▸ **WHAT YOU SHOULD DO**: Scan the material below for the string "image", and copy every line where it shows up.

▸ **Plotting code records**:
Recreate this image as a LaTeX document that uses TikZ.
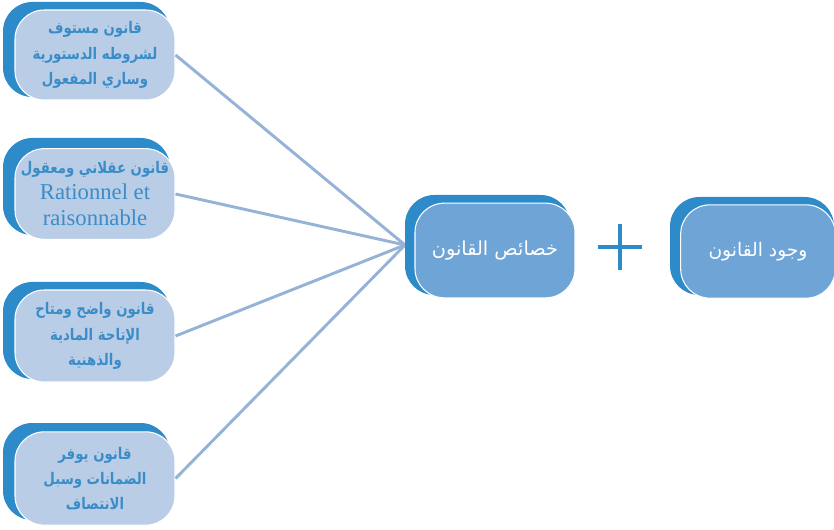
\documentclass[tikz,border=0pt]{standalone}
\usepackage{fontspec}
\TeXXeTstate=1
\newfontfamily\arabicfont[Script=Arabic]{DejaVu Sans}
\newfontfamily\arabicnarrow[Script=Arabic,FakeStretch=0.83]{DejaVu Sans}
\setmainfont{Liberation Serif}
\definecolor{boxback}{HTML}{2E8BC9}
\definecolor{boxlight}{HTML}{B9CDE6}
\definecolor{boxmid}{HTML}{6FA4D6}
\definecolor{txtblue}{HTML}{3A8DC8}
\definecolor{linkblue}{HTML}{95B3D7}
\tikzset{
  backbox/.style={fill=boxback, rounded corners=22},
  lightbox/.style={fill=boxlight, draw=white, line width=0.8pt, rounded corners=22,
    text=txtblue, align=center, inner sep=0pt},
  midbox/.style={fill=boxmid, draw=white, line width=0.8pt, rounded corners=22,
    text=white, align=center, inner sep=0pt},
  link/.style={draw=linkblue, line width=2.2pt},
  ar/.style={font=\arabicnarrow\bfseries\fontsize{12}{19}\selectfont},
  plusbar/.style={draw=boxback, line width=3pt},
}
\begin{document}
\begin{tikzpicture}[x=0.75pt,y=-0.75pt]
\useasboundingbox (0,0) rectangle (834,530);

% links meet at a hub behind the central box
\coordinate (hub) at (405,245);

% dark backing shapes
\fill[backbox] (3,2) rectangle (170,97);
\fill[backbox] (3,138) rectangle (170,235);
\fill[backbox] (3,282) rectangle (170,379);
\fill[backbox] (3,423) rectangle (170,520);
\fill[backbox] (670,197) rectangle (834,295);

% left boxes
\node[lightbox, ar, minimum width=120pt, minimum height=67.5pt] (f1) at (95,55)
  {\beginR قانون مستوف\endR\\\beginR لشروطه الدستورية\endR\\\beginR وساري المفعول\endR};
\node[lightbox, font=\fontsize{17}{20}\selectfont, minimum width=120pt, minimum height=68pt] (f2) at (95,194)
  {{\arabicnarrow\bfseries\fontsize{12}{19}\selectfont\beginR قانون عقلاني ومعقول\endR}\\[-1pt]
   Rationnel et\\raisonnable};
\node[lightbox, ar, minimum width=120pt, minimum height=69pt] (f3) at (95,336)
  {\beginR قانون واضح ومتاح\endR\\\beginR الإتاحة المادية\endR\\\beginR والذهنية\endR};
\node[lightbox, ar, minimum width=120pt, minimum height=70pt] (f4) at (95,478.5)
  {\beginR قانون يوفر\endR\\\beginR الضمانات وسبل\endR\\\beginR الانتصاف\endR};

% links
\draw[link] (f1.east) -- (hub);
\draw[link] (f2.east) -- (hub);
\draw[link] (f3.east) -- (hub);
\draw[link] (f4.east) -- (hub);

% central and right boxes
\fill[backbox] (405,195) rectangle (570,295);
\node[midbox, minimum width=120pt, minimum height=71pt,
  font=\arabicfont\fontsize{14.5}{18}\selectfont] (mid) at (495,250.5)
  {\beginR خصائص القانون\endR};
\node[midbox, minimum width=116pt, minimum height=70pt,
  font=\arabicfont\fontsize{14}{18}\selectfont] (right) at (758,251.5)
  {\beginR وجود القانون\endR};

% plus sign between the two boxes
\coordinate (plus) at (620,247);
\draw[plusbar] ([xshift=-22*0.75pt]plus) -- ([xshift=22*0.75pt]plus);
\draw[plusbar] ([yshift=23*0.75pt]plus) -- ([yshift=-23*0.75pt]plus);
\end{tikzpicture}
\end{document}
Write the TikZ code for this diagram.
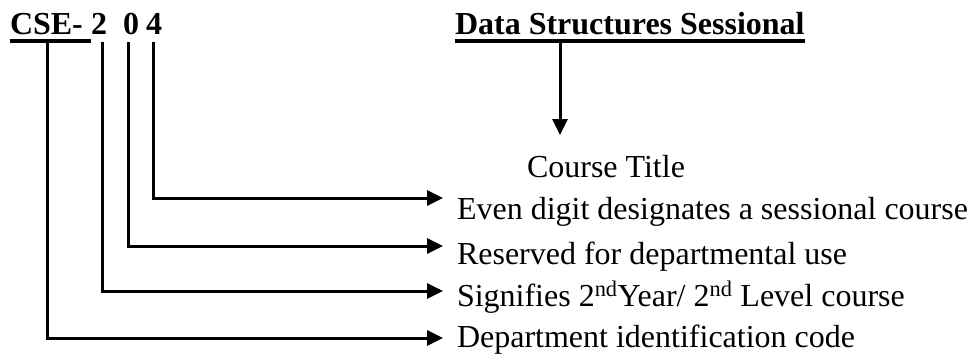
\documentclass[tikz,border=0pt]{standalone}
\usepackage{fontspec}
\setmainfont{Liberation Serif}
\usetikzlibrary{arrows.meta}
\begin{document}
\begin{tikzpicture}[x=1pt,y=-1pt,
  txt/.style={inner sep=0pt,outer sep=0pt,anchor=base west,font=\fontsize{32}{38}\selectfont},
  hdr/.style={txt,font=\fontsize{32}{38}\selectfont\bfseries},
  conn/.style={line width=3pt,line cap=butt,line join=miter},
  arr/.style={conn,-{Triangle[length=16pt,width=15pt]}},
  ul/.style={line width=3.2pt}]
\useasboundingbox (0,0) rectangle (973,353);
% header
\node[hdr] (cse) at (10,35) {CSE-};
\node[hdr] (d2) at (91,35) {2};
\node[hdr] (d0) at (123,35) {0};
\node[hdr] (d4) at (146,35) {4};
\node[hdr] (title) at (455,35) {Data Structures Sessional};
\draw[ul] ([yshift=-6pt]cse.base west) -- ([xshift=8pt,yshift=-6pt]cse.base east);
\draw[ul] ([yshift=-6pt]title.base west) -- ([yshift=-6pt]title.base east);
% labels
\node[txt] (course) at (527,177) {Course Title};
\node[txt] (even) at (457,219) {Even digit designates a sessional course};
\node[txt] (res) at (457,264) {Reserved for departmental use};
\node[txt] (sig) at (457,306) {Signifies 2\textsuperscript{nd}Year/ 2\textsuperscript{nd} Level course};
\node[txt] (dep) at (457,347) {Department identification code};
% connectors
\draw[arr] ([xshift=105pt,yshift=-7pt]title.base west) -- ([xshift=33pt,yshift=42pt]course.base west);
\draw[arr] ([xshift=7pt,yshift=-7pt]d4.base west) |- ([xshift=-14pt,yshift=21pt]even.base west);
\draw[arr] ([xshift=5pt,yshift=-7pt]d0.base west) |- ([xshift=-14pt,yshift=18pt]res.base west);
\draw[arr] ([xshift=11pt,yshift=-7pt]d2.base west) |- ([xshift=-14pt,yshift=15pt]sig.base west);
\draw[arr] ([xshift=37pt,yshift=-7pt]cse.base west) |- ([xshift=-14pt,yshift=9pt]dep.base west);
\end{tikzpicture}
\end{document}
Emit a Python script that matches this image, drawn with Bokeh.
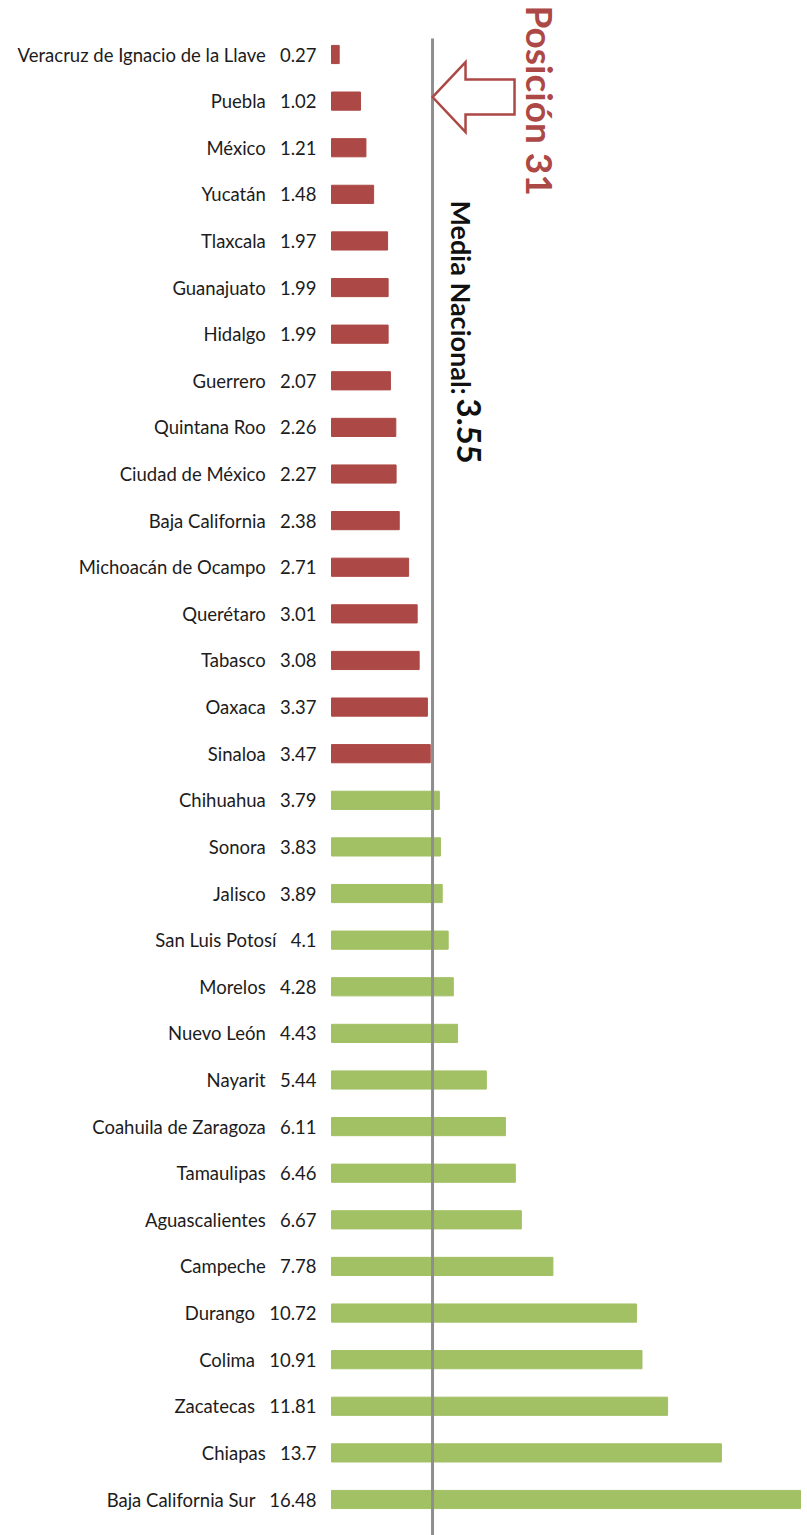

▸ **RESULT OF THE TASK**:
Recreate this image as a LaTeX document that uses TikZ.
Emit a Python script that matches this image, drawn with Bokeh.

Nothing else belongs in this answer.